An aircraft flies 200 kph in still air. There is a wind from the north at 100kph. The pilot wants to fly due east. In what direction should the pilot fly, and what is the ground speed of the aircraft?

Let ${\mathbf u}= \langle a,b\rangle$ be the direction in which the plane should fly. Let ${\mathbf w}= \langle 0, -100\rangle$ represent the wind. The desired flight direction is ${\mathbf v}= \langle c, 0\rangle$. We have ${\mathbf u}+ {\mathbf w}= {\mathbf v}$, or $\langle a, b-100\rangle = \langle c,0\rangle$, so $a = c$ and $b = 100$.

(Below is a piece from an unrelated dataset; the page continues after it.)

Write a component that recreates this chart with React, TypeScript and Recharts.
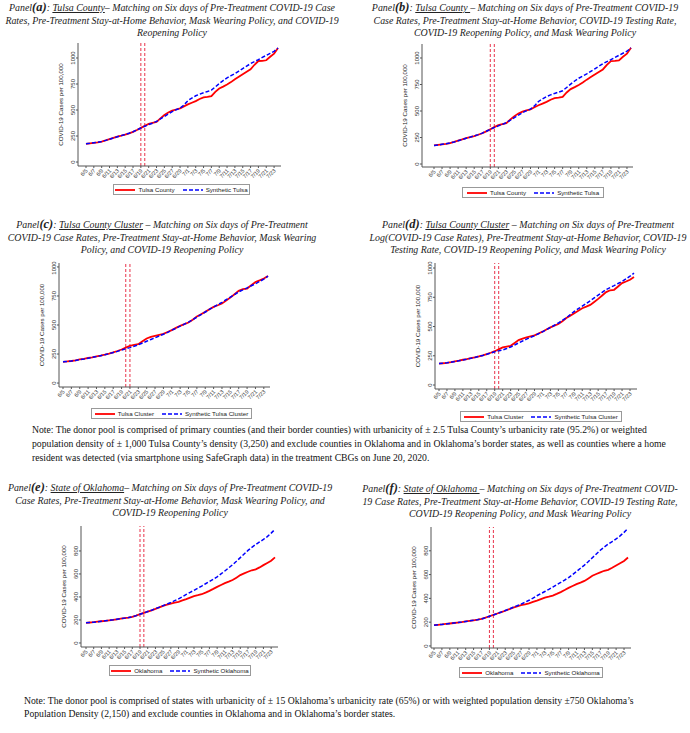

One way to proceed is: Since $\vert{\mathbf u}\vert = 200$ we have $a^2 + b^2 = 200^2$ or $a = \pm 100\sqrt 3$, clearly ${\mathbf u}= \langle 100\sqrt3, 100\rangle$ is in the correct direction (some easterly compnent). The ground speed is $\vert{\mathbf v}\vert$ which is $100\sqrt3$ km/h. The direction of flight makes an angle of 30 degrees with the ``positive $x$ axis''.

9.

Find the inverse of the matrix $A = \begin{pmatrix}1&2\\ 2&5\end{pmatrix}$ and use it to solve the system $A{\mathbf x}= \begin{pmatrix}3\\ 4\end{pmatrix}$. The matrix $\begin{pmatrix}1&2&1&0\\ 2&5&0&1\end{pmatrix}$ row reduces to $\begin{pmatrix}1&0&5&-2\\ 0&1&-2&1\end{pmatrix}$, so $A^{-1} = \begin{pmatrix}5&-2\\ -2&1\end{pmatrix}$, and $A{\mathbf x}= \begin{pmatrix}3\\ 4\end{pmatrix}$ implies that ${\mathbf x}= A^{-1}\begin{pmatrix}3\\ 4\end{pmatrix} = \begin{pmatrix}7\\ -2\end{pmatrix}$. The inverse for the matrix can also be found by formula.